Why the Edges Are Outrunning the Center
This isn’t random. What you’re seeing is the market doing what it always does when a core gets expensive — it pushes outward. The median home price in Grand Traverse County is hovering around $405,000, and inside city limits, you’re often looking north of $450K for anything that doesn’t need a full gut job.
So buyers adapt. They drive 15 minutes further. They look at Williamsburg or the south side of the county near Fife Lake. They find that the same budget that gets them a 1,200-square-foot ranch in town buys them three acres and a pole barn out in Grant Township.
This is a pattern Janel has watched play out over 25 years of selling real estate up here. The center of gravity shifts, then the infrastructure follows — better roads, new cell towers, faster internet — and suddenly those “out there” townships don’t feel so far away anymore.
What Your Assessment Actually Means (And Doesn’t)
Here’s the part that trips people up every spring. Your assessed value going up doesn’t automatically mean your tax bill is about to spike. Michigan’s Proposal A caps your taxable value increase at the rate of inflation or 5 percent, whichever is lower, as long as you haven’t transferred ownership. So if you’ve owned your place for a while, your taxable value is probably well below your assessed value, and your taxes are only creeping up incrementally.
The catch? The moment a property changes hands, that cap pops off. The new owner’s taxable value resets to the current assessed value — which, in a township like Acme that just jumped 11.44 percent, can mean a significant bump in the annual tax bill compared to what the previous owner was paying.

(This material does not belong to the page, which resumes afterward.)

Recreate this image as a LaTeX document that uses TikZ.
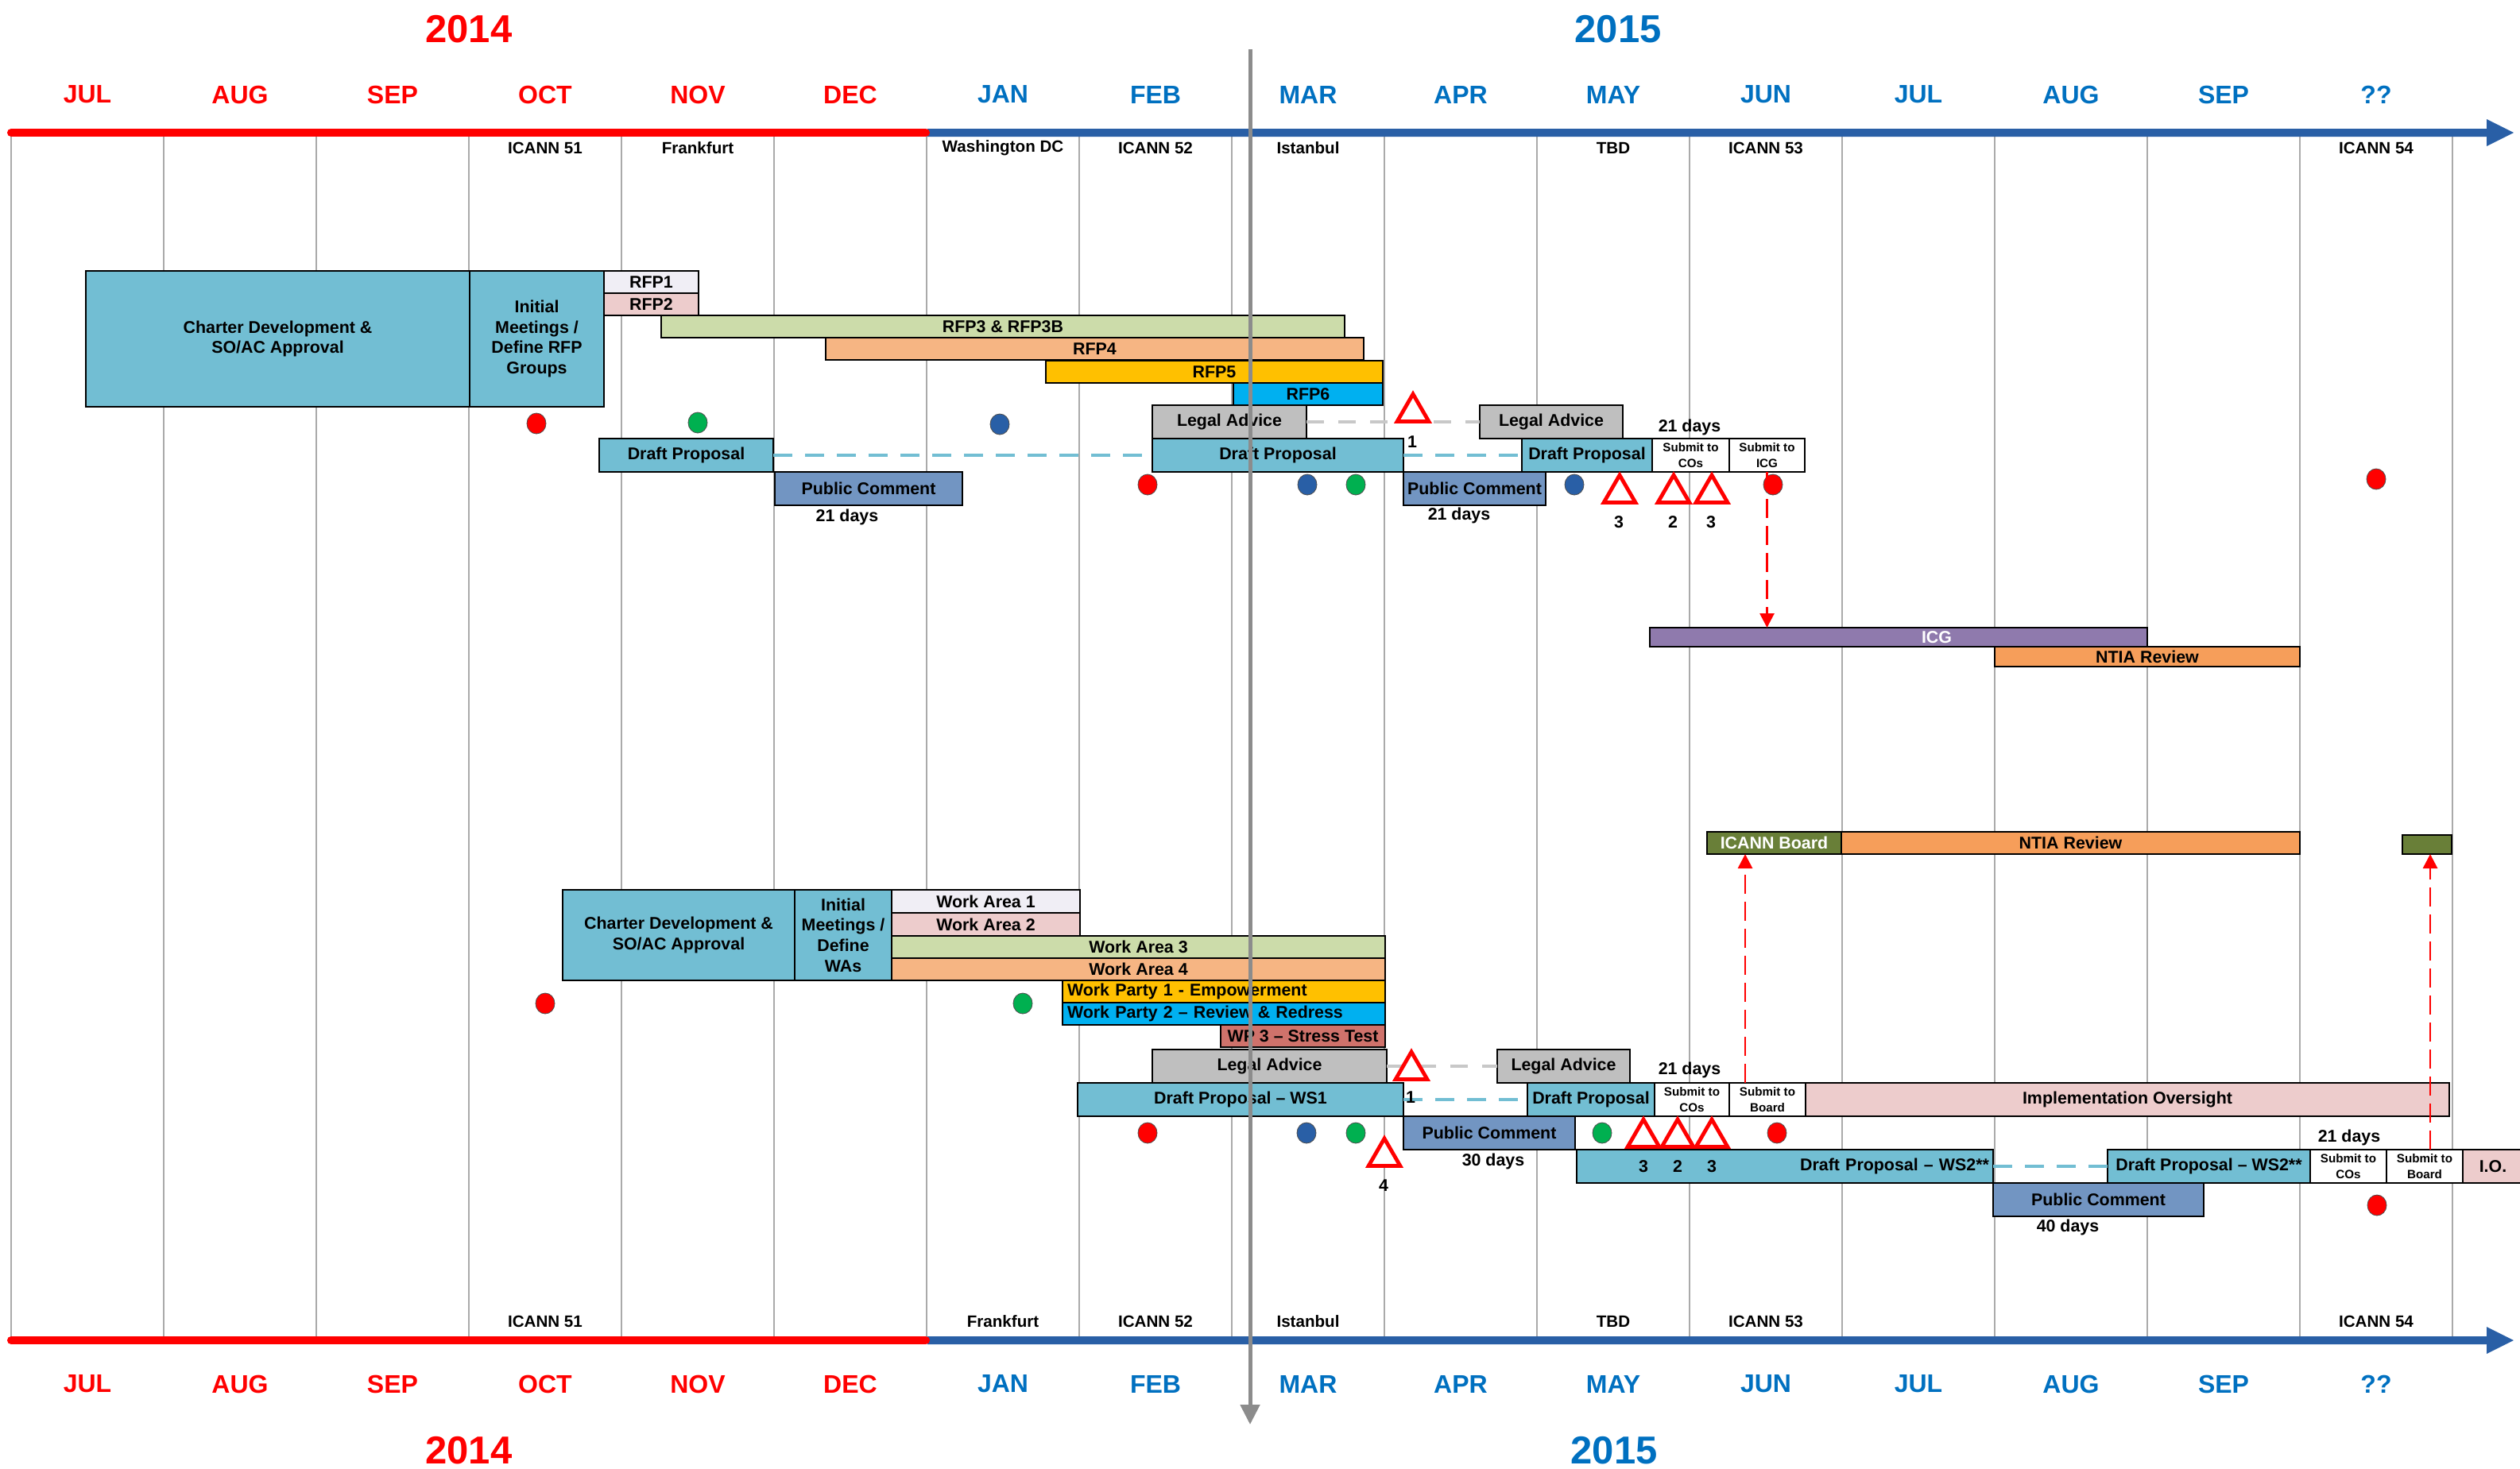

This is one of the most misunderstood pieces of buying real estate in Michigan, and it bites people every year. We see folks fall in love with a place, look at the seller’s tax bill on the listing sheet, and budget around that number. Then they close, the assessment uncaps, and suddenly they’re paying hundreds — sometimes thousands — more per year than they expected.
If you’re buying in Northern Michigan, always calculate your taxes based on the current assessed value, not the seller’s taxable value. Your lender should be doing this anyway, but not all of them do, especially out-of-state lenders who aren’t familiar with how Proposal A works.
The Acme Effect
Acme Township topping the list isn’t a surprise if you’ve been paying attention. It sits right on US-31 between Traverse City and Elk Rapids, it’s got East Bay frontage, and there’s been steady commercial and residential development creeping north along that corridor. The new Corridor Improvement Authority for US-31 is planning pedestrian infrastructure, sidewalk networks, and even a community pier on Grand Traverse Bay.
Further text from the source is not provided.